__Brief__
Retype only the lines below from the one with "Rebuild this chart as a Python" to the one with "from matplotlib.patches import", inclusive, skipping every image.

Stored data
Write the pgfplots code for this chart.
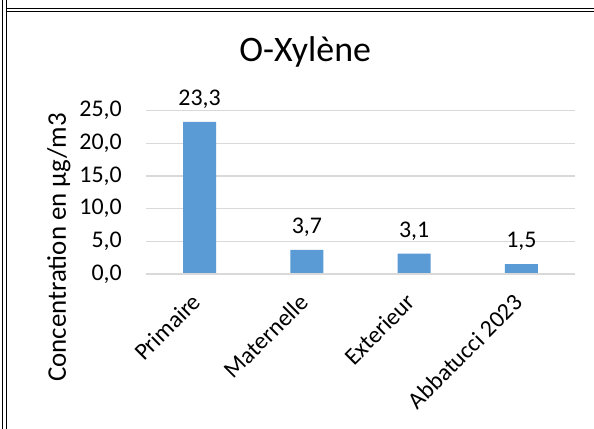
\documentclass[border=0pt]{standalone}
\usepackage{pgfplots}
\pgfplotsset{compat=1.18}
\usepackage{fontspec}
\setmainfont{Carlito}
\definecolor{barblue}{HTML}{5B9BD5}
\definecolor{gridgray}{HTML}{D9D9D9}
\begin{document}
\begin{tikzpicture}
\useasboundingbox (0,0) rectangle (594bp,429bp);
\fill[white] (0,0) rectangle (594bp,429bp);
\draw[line width=1.3bp] (2.5bp,0) -- (2.5bp,429bp);
\draw[line width=1.3bp] (6.5bp,0) -- (6.5bp,429bp);
\draw[line width=1.3bp] (6.5bp,420.3bp) -- (594bp,420.3bp);
\draw[line width=1.3bp] (6.5bp,417.7bp) -- (594bp,417.7bp);
\begin{axis}[
  at={(146bp,155bp)}, anchor=south west,
  scale only axis, width=429bp, height=163.3bp,
  xmin=-0.5, xmax=3.5, ymin=0, ymax=25,
  ybar, bar width=33bp,
  axis line style={draw=none},
  axis x line*=bottom,
  ymajorgrids, grid style={gridgray, line width=1.3bp},
  major tick length=0pt,
  ytick={0,5,10,15,20,25},
  xtick={0,1,2,3},
  xticklabels={Primaire,Maternelle,Exterieur,Abbatucci 2023},
  ticklabel style={font=\fontsize{24}{28}\selectfont},
  yticklabel style={/pgf/number format/.cd, fixed, fixed zerofill, precision=1, use comma, assume math mode=true, /tikz/.cd, inner sep=0pt, anchor=east, xshift=-24bp},
  xticklabel style={xshift=-9bp, yshift=-18bp, rotate=45, anchor=north east, inner sep=0pt},
  nodes near coords,
  every node near coord/.append style={font=\fontsize{24}{28}\selectfont, anchor=base, yshift=16.3bp, inner sep=0pt, text=black,
     /pgf/number format/fixed, /pgf/number format/fixed zerofill, /pgf/number format/precision=1, /pgf/number format/use comma, /pgf/number format/assume math mode=true},
  title={O-Xylène},
  title style={at={(axis description cs:0.371,1.2676)}, anchor=base, inner sep=0pt, font=\fontsize{36}{43}\selectfont},
  ylabel={Concentration en µg/m3},
  ylabel style={at={(axis description cs:-0.203,0.162)}, anchor=center, inner sep=0pt, font=\fontsize{27}{32}\selectfont},
]
\addplot[fill=barblue, draw=none] coordinates {(0,23.3) (1,3.7) (2,3.1) (3,1.5)};
\draw[gridgray, line width=1.3bp] (axis cs:-0.5,0) -- (axis cs:3.5,0);
\end{axis}
\end{tikzpicture}
\end{document}
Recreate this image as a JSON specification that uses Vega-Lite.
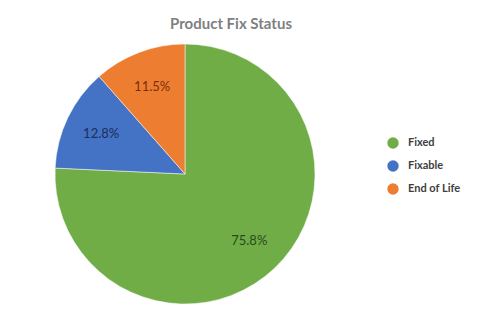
{
  "$schema": "https://vega.github.io/schema/vega-lite/v6.json",
  "width": 368,
  "height": 262,
  "padding": {"left": 1, "top": 17, "right": 5, "bottom": 5},
  "autosize": {"type": "pad"},
  "background": "white",
  "title": {
    "text": "Product Fix Status",
    "font": "Lato",
    "fontSize": 15,
    "fontWeight": "bold",
    "color": "#7f7f7f",
    "anchor": "middle",
    "frame": "bounds",
    "offset": 11
  },
  "data": {
    "values": [
      {"category": "Fixed", "value": 75.8, "label": "75.8%"},
      {"category": "Fixable", "value": 12.8, "label": "12.8%"},
      {"category": "End of Life", "value": 11.5, "label": "11.5%"}
    ]
  },
  "encoding": {
    "theta": {"field": "value", "type": "quantitative", "stack": true},
    "order": {"field": "value", "type": "quantitative", "sort": "descending"}
  },
  "layer": [
    {
      "mark": {"type": "arc", "outerRadius": 130, "stroke": "#ffffff", "strokeWidth": 0.5},
      "encoding": {
        "color": {
          "field": "category",
          "type": "nominal",
          "sort": ["Fixed", "Fixable", "End of Life"],
          "scale": {"domain": ["Fixed", "Fixable", "End of Life"], "range": ["#70ad47", "#4472c4", "#ed7d31"]},
          "legend": {
            "title": null,
            "orient": "none",
            "legendX": 386,
            "legendY": 94,
            "symbolType": "circle",
            "symbolSize": 130,
            "symbolStrokeWidth": 0,
            "labelFont": "Lato",
            "labelFontSize": 11,
            "labelFontWeight": "bold",
            "labelColor": "#404040",
            "labelOffset": 9,
            "rowPadding": 11
          }
        }
      }
    },
    {
      "mark": {"type": "text", "radius": 93, "font": "Lato", "fontSize": 13},
      "encoding": {
        "text": {"field": "label", "type": "nominal"},
        "color": {
          "field": "category",
          "type": "nominal",
          "sort": ["Fixed", "Fixable", "End of Life"],
          "scale": {"domain": ["Fixed", "Fixable", "End of Life"], "range": ["#2b4a1a", "#1a2f5a", "#7a2f0a"]},
          "legend": null
        }
      }
    }
  ],
  "resolve": {"scale": {"color": "independent"}},
  "config": {"view": {"stroke": null}}
}
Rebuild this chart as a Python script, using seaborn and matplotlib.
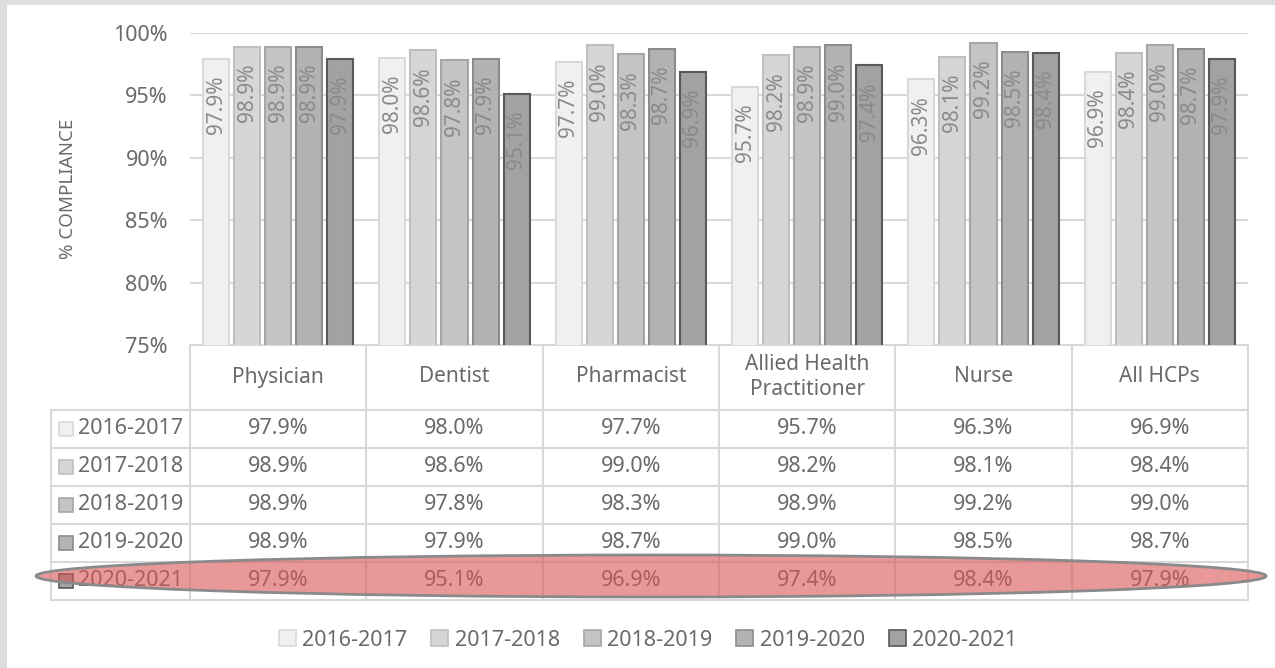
import matplotlib
matplotlib.use("Agg")
import matplotlib.pyplot as plt
import seaborn as sns
import pandas as pd
from matplotlib.lines import Line2D
from matplotlib.patches import Rectangle, Ellipse, Patch

categories = ["Physician", "Dentist", "Pharmacist", "Allied Health\nPractitioner", "Nurse", "All HCPs"]
years = ["2016-2017", "2017-2018", "2018-2019", "2019-2020", "2020-2021"]
v2016 = [97.9, 98.0, 97.7, 95.7, 96.3, 96.9]
v2017 = [98.9, 98.6, 99.0, 98.2, 98.1, 98.4]
v2018 = [98.9, 97.8, 98.3, 98.9, 99.2, 99.0]
v2019 = [98.9, 97.9, 98.7, 99.0, 98.5, 98.7]
v2020 = [97.9, 95.1, 96.9, 97.4, 98.4, 97.9]
series = [v2016, v2017, v2018, v2019, v2020]

fills = ["#f0f0f0", "#d6d6d6", "#c4c4c4", "#b3b3b3", "#a2a2a2"]
edges = ["#d9d9d9", "#bfbfbf", "#a6a6a6", "#8c8c8c", "#595959"]

rows = []
for y, vals in zip(years, series):
    for c, v in zip(categories, vals):
        rows.append({"cat": c, "year": y, "val": v})
df = pd.DataFrame(rows)

sns.set_theme(style="white")
plt.rcParams["font.family"] = ["Noto Sans", "DejaVu Sans"]
TXT = "#6a6a6a"
FS = 15

W, H = 1275, 668
fig = plt.figure(figsize=(W / 100, H / 100), dpi=100)
fig.patch.set_facecolor("#dedede")
fig.add_artist(Rectangle((7 / W, 0), (W - 7) / W, (H - 5) / H, transform=fig.transFigure,
                         facecolor="white", edgecolor="none", zorder=0))

def fx(x):
    return x / W

def fy(y):
    return 1 - y / H

L, R, T, B = 190, 1248, 33, 345
ax = fig.add_axes([fx(L), fy(B), (R - L) / W, (B - T) / H])
ax.set_facecolor("none")
sns.barplot(data=df, x="cat", y="val", hue="year", palette=fills, width=0.88, gap=0.16,
            ax=ax, legend=False, zorder=3, saturation=1)
for cont, ec in zip(ax.containers, edges):
    for bar in cont:
        bar.set_edgecolor(ec)
        bar.set_linewidth(1.5)
        h = bar.get_height()
        ax.annotate(f"{h:.1f}%", (bar.get_x() + bar.get_width() / 2, h),
                    xytext=(0, -12), textcoords="offset points", rotation=90,
                    ha="center", va="top", fontsize=FS, color="#8a8a8a", zorder=4)

ax.set_ylim(75, 100)
ax.set_xlim(-0.5, 5.5)
ax.set_yticks([75, 80, 85, 90, 95, 100])
ax.set_yticklabels([f"{t}%" for t in [75, 80, 85, 90, 95, 100]], fontsize=FS + 0.5, color=TXT)
ax.yaxis.grid(True, color="#d9d9d9", linewidth=1.5, zorder=0)
ax.set_axisbelow(True)
ax.set_xticks([])
ax.set_xlabel("")
ax.set_ylabel("")
for s in ["top", "right", "left"]:
    ax.spines[s].set_visible(False)
ax.spines["bottom"].set_color("#d9d9d9")
ax.spines["bottom"].set_linewidth(1.5)
ax.tick_params(axis="y", length=0, pad=16)
fig.text(fx(68), fy(189), "% COMPLIANCE", rotation=90, ha="center", va="center",
         fontsize=13.5, color=TXT)

# data table
gc = "#d9d9d9"
colx = [190 + i * (R - L) / 6 for i in range(7)]
rowy = [410, 448, 486, 524, 562, 600]

def line(x0, y0, x1, y1):
    fig.add_artist(Line2D([fx(x0), fx(x1)], [fy(y0), fy(y1)], transform=fig.transFigure,
                          color=gc, linewidth=1.5, zorder=2))

for x in colx:
    line(x, B, x, 600)
line(51, 410, 51, 600)
for y in rowy:
    line(51, y, R, y)

for i, c in enumerate(categories):
    cx = (colx[i] + colx[i + 1]) / 2
    fig.text(fx(cx), fy(377), c, ha="center", va="center", fontsize=FS, color=TXT,
             linespacing=1.25)

for r, (y, vals) in enumerate(zip(years, series)):
    cy = (rowy[r] + rowy[r + 1]) / 2
    fig.add_artist(Rectangle((fx(59), fy(cy + 7)), 14 / W, 14 / H, transform=fig.transFigure,
                             facecolor=fills[r], edgecolor=edges[r], linewidth=1.2, zorder=3))
    fig.text(fx(78), fy(cy), y, ha="left", va="center", fontsize=FS + 0.5, color=TXT)
    for i, v in enumerate(vals):
        cx = (colx[i] + colx[i + 1]) / 2
        fig.text(fx(cx), fy(cy), f"{v:.1f}%", ha="center", va="center", fontsize=FS + 0.5, color=TXT)

# highlight ellipse
fig.add_artist(Ellipse((fx(651), fy(576)), 1230 / W, 42 / H, transform=fig.transFigure,
                       facecolor=(0.85, 0.33, 0.33, 0.6), edgecolor="#8a8a8a", linewidth=2,
                       zorder=10))

handles = [Patch(facecolor=f, edgecolor=e, linewidth=1.2) for f, e in zip(fills, edges)]
fig.legend(handles, years, loc="center", bbox_to_anchor=(fx(648), fy(640)), ncol=5,
           frameon=False, fontsize=FS + 0.5, handlelength=0.8, handleheight=0.8,
           handletextpad=0.3, columnspacing=1.1, labelcolor=TXT)

fig.savefig("out.png", dpi=100, facecolor=fig.get_facecolor())
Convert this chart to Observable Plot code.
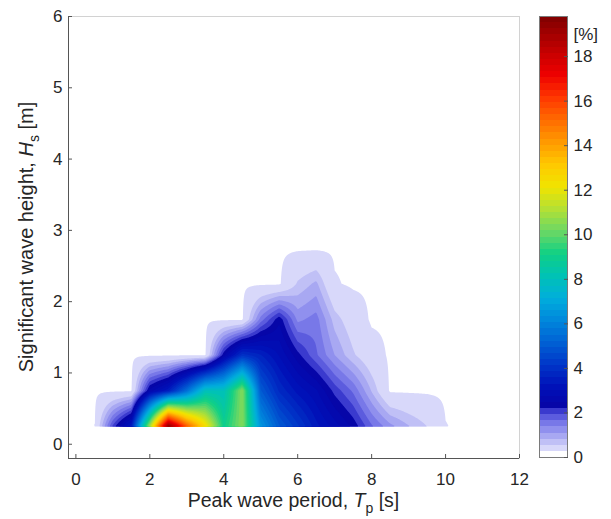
<!DOCTYPE html>
<html>
<head>
<meta charset="utf-8">
<script src="https://cdn.jsdelivr.net/npm/d3@7"></script>
<script src="https://cdn.jsdelivr.net/npm/@observablehq/plot@0.6"></script>
<style>
html, body { margin: 0; padding: 0; background: #fff; }
#wrap { position: relative; width: 611px; height: 519px; font-family: "Liberation Sans", Arial, sans-serif; }
#wrap svg { position: absolute; top: 0; }
</style>
</head>
<body>
<div id="wrap"></div>
<script>
// ---- Data: occurrence (%) on the Tp x Hs grid ----
const tp = [0.5, 1.0, 1.5, 2.0, 2.5, 3.0, 3.5, 4.0, 4.5, 5.0, 5.5, 6.0, 6.5, 7.0, 7.5, 8.0, 8.5, 9.0, 9.5, 10.0, 10.5];
const hs = [0.25, 0.75, 1.25, 1.75, 2.25, 2.75];
const occHs025 = [0, 2.0, 3.5, 11.0, 19.7, 15.5, 12.5, 9.0, 10.5, 6.5, 5.0, 4.2, 3.4, 2.9, 2.4, 1.7, 1.2, 0.85, 0.55, 0.06, 0];
const occHs075 = [0, 0, 0, 2.6, 3.5, 5.5, 8.0, 8.0, 10.5, 5.0, 3.8, 3.2, 2.8, 2.1, 1.6, 0.8, 0, 0, 0, 0, 0];
const occHs125 = [0, 0, 0, 0, 0, 0, 0, 2.4, 4.0, 3.6, 3.0, 2.3, 1.7, 1.1, 0.6, 0.22, 0, 0, 0, 0, 0];
const occHs175 = [0, 0, 0, 0, 0, 0, 0, 0, 0, 1.5, 2.4, 1.3, 1.5, 0.7, 0.3, 0, 0, 0, 0, 0, 0];
const occHs225 = [0, 0, 0, 0, 0, 0, 0, 0, 0, 0, 0, 0.6, 0.9, 0.08, 0, 0, 0, 0, 0, 0, 0];
const occHs275 = [0, 0, 0, 0, 0, 0, 0, 0, 0, 0, 0, 0, 0, 0, 0, 0, 0, 0, 0, 0, 0];
const occRows = [occHs025, occHs075, occHs125, occHs175, occHs225, occHs275];

// ---- Axes / colorbar ticks ----
const xTicks = [0, 2, 4, 6, 8, 10, 12];
const yTicks = [0, 1, 2, 3, 4, 5, 6];
const cbTicks = [0, 2, 4, 6, 8, 10, 12, 14, 16, 18];
const xDomain = [-0.2, 12];
const yDomain = [-0.2, 6];
const cbMax = 19.8;
const nColors = 72;
const levelStep = cbMax / nColors;

// contour levels: lowest contour, then one per colormap step
const levels = [0.05, ...d3.range(2, nColors).map(k => k * levelStep)];

// colormap: lavender ramp below ~2 %, jet-like above
const stopValues = [0.05, 0.55, 0.825, 1.1, 1.375, 1.65, 1.925, 2.2, 3, 4, 5, 6, 7, 8, 9, 10, 11, 12, 13, 14, 15, 16, 17, 18, cbMax];
const stopColors = ["#d8d8fa", "#c0c0f6", "#a8a8f2", "#9090ee", "#7878e8", "#5c5cde", "#3a3ace", "#0606a8",
  "#0010b8", "#0036c8", "#0060d4", "#0088dc", "#00aedc", "#00c2b4", "#10d084", "#6cd864", "#b4e034", "#f0e400",
  "#ffc800", "#ff9a00", "#ff6a00", "#ff3800", "#ee0000", "#c80000", "#780000"];
const cmap = d3.scaleLinear().domain(stopValues).range(stopColors).interpolate(d3.interpolateRgb).clamp(true);
const colorScale = {type: "threshold", domain: levels.slice(1), range: levels.map(cmap)};

// bilinear surface over the gridded table
function occ(x, y) {
  const i = Math.min(tp.length - 2, Math.max(0, d3.bisectRight(tp, x) - 1));
  const j = Math.min(hs.length - 2, Math.max(0, d3.bisectRight(hs, y) - 1));
  const fx = Math.max(0, Math.min(1, (x - tp[i]) / (tp[i + 1] - tp[i])));
  const fy = Math.max(0, Math.min(1, (y - hs[j]) / (hs[j + 1] - hs[j])));
  const a = occRows[j][i], b = occRows[j][i + 1], c = occRows[j + 1][i], d = occRows[j + 1][i + 1];
  return a * (1 - fx) * (1 - fy) + b * fx * (1 - fy) + c * (1 - fx) * fy + d * fx * fy;
}

const font = "'Liberation Sans', Arial, sans-serif";
const ink = "#262626";
const tickFont = 17;

const main = Plot.plot({
  width: 611, height: 519,
  marginLeft: 68, marginRight: 92, marginTop: 16, marginBottom: 61,
  x: {domain: xDomain},
  y: {domain: yDomain},
  color: colorScale,
  style: {fontFamily: font, fontSize: tickFont + "px", color: ink, background: "transparent"},
  marks: [
    Plot.contour({fill: occ, x1: tp[0], x2: tp[tp.length - 1], y1: hs[0], y2: hs[hs.length - 1], thresholds: levels, stroke: "none", pixelSize: 1}),
    Plot.frame({stroke: "#d2d2d2"}),
    Plot.ruleX([xDomain[0]], {stroke: "#555"}),
    Plot.ruleY([yDomain[0]], {stroke: "#555"}),
    Plot.axisX(xTicks, {anchor: "bottom", tickSize: -4, tickPadding: 18, label: null, tickFormat: d => d, stroke: "#555", fill: ink}),
    Plot.axisY(yTicks, {anchor: "left", tickSize: -4, tickPadding: 10, label: null, tickFormat: d => d, stroke: "#555", fill: ink})
  ]
});

const cbBands = levels.map((t, i) => ({lo: i === 0 ? levelStep : t, hi: i + 1 < levels.length ? levels[i + 1] : cbMax, v: t}));

const cbar = Plot.plot({
  width: 81, height: 519,
  marginLeft: 9, marginRight: 44, marginTop: 16, marginBottom: 62,
  x: {domain: [0, 1], axis: null},
  y: {domain: [0, cbMax]},
  color: colorScale,
  style: {fontFamily: font, fontSize: tickFont + "px", color: ink, background: "transparent"},
  marks: [
    Plot.rect(cbBands, {y1: "lo", y2: "hi", fill: "v", shapeRendering: "crispEdges"}),
    Plot.frame({stroke: "#7a7a7a"}),
    Plot.axisY(cbTicks, {anchor: "right", tickSize: -4, tickPadding: 10, label: null, tickFormat: d => d, stroke: "#555", fill: ink}),
    Plot.text(["[%]"], {frameAnchor: "top-right", textAnchor: "start", dx: 6, dy: 11, fill: ink, fontSize: tickFont})
  ]
});

const wrap = document.getElementById("wrap");
main.style.left = "0px";
cbar.style.left = "530px";
wrap.appendChild(main);
wrap.appendChild(cbar);

// axis titles with italic symbols and subscripts
const svg = d3.select(main);
const xt = svg.append("text").attr("x", (68 + 519) / 2).attr("y", 507)
  .attr("text-anchor", "middle").attr("font-family", font).attr("font-size", 19.5).attr("fill", ink);
xt.append("tspan").text("Peak wave period, ");
xt.append("tspan").attr("font-style", "italic").text("T");
xt.append("tspan").attr("font-size", 14).attr("dy", 6).text("p");
xt.append("tspan").attr("dy", -6).text(" [s]");

const yt = svg.append("text").attr("transform", `translate(33,${(16 + 458) / 2}) rotate(-90)`)
  .attr("text-anchor", "middle").attr("font-family", font).attr("font-size", 20).attr("fill", ink);
yt.append("tspan").text("Significant wave height, ");
yt.append("tspan").attr("font-style", "italic").text("H");
yt.append("tspan").attr("font-size", 14).attr("dy", 6).text("s");
yt.append("tspan").attr("dy", -6).text(" [m]");
</script>
</body>
</html>
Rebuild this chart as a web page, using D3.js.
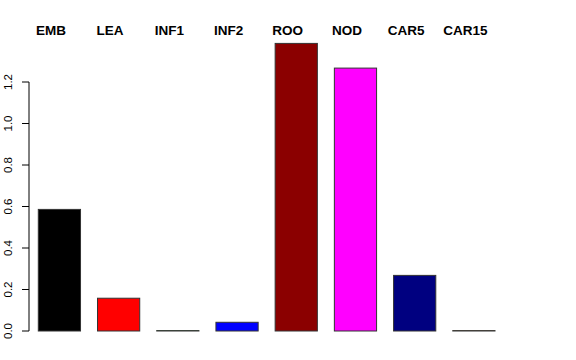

__Exercise answer__
Rebuild this chart as a Python script, using seaborn and matplotlib.
import matplotlib
matplotlib.use("Agg")
import matplotlib.pyplot as plt
import seaborn as sns
import pandas as pd
from matplotlib.lines import Line2D
from matplotlib.patches import Rectangle, Ellipse, Patch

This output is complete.